ASIC, Application Specific Integrated Circuit, is an electronic circuit created for a specific purpose rather than for general use. ASIC design engineers create product design specification statements for ASIC, optimize logic design, and create architectural design models. Some examples of ASIC chips include CPU, satellite chips, robotic chips, chips designed to run a cell phone, Bitcoin Miner, chip used in a voice recorder, etc.
ASICs can have different designs that allow specific actions to be taken inside of a particular device. The two primary design methods are gate-array and full-custom design.
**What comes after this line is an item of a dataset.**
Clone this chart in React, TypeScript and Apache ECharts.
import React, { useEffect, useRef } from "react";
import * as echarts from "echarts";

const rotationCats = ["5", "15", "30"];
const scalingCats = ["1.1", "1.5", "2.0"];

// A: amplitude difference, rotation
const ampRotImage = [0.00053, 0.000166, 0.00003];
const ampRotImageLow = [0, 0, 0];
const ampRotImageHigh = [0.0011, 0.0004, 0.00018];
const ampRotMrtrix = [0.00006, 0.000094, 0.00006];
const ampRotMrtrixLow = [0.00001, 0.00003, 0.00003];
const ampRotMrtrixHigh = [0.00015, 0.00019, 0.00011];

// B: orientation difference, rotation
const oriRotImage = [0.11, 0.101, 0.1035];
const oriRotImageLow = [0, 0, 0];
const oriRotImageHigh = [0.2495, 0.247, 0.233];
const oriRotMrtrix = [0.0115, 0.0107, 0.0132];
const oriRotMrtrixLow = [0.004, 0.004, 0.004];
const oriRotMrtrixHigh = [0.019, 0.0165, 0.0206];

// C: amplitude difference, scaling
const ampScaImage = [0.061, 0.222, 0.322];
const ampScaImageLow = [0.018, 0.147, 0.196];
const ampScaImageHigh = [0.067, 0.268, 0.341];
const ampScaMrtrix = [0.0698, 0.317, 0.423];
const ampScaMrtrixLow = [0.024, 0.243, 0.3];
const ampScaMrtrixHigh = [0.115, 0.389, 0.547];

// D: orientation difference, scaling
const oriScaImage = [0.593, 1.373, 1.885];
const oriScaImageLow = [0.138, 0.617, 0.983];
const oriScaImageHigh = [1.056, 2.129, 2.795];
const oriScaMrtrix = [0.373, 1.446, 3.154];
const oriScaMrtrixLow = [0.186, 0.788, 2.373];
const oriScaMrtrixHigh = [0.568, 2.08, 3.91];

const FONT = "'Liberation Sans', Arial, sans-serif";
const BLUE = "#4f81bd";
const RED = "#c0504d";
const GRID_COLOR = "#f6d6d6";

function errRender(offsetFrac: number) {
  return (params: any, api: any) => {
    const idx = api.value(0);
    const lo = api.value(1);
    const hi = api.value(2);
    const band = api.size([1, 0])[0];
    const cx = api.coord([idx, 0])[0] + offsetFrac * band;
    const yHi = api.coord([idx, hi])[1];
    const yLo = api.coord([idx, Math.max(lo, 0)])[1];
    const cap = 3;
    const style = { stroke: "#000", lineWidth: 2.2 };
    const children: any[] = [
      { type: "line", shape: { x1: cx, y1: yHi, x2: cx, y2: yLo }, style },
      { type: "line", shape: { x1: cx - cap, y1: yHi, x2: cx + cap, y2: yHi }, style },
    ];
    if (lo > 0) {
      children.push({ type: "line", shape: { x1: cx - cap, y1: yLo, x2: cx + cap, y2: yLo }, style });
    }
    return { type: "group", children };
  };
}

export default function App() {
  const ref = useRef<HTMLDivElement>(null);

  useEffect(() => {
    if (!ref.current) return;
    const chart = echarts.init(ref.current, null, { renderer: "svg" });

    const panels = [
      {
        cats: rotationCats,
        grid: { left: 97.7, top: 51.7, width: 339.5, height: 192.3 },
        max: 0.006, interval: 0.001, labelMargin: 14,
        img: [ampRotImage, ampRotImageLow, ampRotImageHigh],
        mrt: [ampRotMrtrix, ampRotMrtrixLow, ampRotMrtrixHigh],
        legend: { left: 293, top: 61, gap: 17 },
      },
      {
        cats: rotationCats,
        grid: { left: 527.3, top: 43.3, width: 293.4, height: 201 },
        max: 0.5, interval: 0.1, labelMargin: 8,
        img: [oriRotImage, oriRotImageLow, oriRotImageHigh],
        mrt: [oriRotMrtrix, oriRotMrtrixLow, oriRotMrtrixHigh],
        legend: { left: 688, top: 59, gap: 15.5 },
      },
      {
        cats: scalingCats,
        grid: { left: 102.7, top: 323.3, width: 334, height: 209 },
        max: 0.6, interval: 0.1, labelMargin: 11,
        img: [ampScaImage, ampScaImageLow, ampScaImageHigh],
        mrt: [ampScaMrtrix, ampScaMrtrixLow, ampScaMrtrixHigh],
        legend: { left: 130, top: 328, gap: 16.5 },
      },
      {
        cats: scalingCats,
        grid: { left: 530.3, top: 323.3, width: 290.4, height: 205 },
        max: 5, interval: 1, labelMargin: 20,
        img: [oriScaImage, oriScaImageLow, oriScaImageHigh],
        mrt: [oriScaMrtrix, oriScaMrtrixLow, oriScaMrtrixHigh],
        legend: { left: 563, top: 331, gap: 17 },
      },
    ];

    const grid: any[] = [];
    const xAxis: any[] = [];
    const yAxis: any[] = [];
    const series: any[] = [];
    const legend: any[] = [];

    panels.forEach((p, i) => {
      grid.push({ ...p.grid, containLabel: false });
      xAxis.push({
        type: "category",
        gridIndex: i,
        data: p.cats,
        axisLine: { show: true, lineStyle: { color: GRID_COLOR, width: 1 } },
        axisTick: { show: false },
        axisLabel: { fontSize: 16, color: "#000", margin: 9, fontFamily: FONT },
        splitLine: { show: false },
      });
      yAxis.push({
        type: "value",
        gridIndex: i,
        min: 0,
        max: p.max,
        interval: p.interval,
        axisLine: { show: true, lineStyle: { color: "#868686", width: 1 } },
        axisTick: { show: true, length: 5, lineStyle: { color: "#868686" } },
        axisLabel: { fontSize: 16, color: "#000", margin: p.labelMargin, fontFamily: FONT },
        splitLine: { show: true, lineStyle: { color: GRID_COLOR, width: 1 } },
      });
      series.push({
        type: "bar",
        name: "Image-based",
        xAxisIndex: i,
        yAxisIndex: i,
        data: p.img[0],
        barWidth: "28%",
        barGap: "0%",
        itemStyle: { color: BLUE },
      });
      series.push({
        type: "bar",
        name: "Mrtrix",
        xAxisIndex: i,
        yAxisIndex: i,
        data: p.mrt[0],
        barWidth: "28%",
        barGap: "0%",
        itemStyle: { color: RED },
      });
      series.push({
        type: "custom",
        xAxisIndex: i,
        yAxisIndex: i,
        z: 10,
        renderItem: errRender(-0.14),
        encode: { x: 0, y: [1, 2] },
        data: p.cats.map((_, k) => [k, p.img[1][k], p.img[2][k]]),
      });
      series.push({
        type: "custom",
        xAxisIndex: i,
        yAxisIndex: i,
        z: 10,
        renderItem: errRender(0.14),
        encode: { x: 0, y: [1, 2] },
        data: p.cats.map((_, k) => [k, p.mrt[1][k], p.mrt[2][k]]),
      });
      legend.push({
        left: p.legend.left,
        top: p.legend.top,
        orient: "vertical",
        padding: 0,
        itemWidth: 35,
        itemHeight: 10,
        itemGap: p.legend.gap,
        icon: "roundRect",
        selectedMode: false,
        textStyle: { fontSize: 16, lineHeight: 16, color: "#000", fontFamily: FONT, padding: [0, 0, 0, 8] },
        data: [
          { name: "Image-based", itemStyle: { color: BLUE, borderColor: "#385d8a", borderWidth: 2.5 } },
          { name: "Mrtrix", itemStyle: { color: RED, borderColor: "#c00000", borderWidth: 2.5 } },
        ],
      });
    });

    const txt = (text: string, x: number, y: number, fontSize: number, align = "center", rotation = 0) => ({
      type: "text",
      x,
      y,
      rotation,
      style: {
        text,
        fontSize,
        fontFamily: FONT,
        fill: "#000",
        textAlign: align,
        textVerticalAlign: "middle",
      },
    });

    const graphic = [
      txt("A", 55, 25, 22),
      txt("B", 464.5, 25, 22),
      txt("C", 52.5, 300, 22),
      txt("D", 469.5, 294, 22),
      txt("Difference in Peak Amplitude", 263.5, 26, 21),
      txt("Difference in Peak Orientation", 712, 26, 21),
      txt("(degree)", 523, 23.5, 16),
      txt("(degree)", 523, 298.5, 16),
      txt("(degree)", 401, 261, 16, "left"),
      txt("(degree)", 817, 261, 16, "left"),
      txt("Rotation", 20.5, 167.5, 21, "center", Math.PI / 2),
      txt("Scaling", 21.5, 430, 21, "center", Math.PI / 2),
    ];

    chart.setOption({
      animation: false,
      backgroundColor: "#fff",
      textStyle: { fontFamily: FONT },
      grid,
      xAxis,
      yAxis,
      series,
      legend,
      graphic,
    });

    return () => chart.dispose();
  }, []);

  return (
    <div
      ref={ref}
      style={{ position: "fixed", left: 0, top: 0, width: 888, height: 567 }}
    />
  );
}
In a gate-array design, non-recurring engineering costs are much lower due to the minimal design work needed to make a working chip. Production cycles will also be much shorter since metallization is a faster process as compared to full-custom design. In addition, gate-array designs are often larger in size, meaning a larger power requirement.
A gate-array design is a manufacturing method in which the diffused layers, transistors, and other active devices are predefined, and wafers containing such devices are held in stock prior to metallization. Once ready for the final design, the engineer will open and close certain switches to cause the chip to act in the way required. This kind of design is the “stock” design, which can be easily produced but may not completely suit the task it is used for.
A full-custom ASIC design is slightly more complex than a gate-array. However, this increase in complexity means that the chip can do much more than its counterpart. In many instances, the size of an ASIC can decrease dramatically in relation to a gate-array design due to the level of customization and deletion of unneeded gates.
These ASICs however are designed specifically for one client to provide certain functions required by the client’s end product. For example, a cell phone company may design an ASIC to combine the display backlight controller with the battery charging circuit into a single IC in order to make the phone smaller. To accomplish this change requires people to design the logic of the chip, taking a lot of time and effort that makes them only worthwhile for large scale projects, where efficiency and size are important.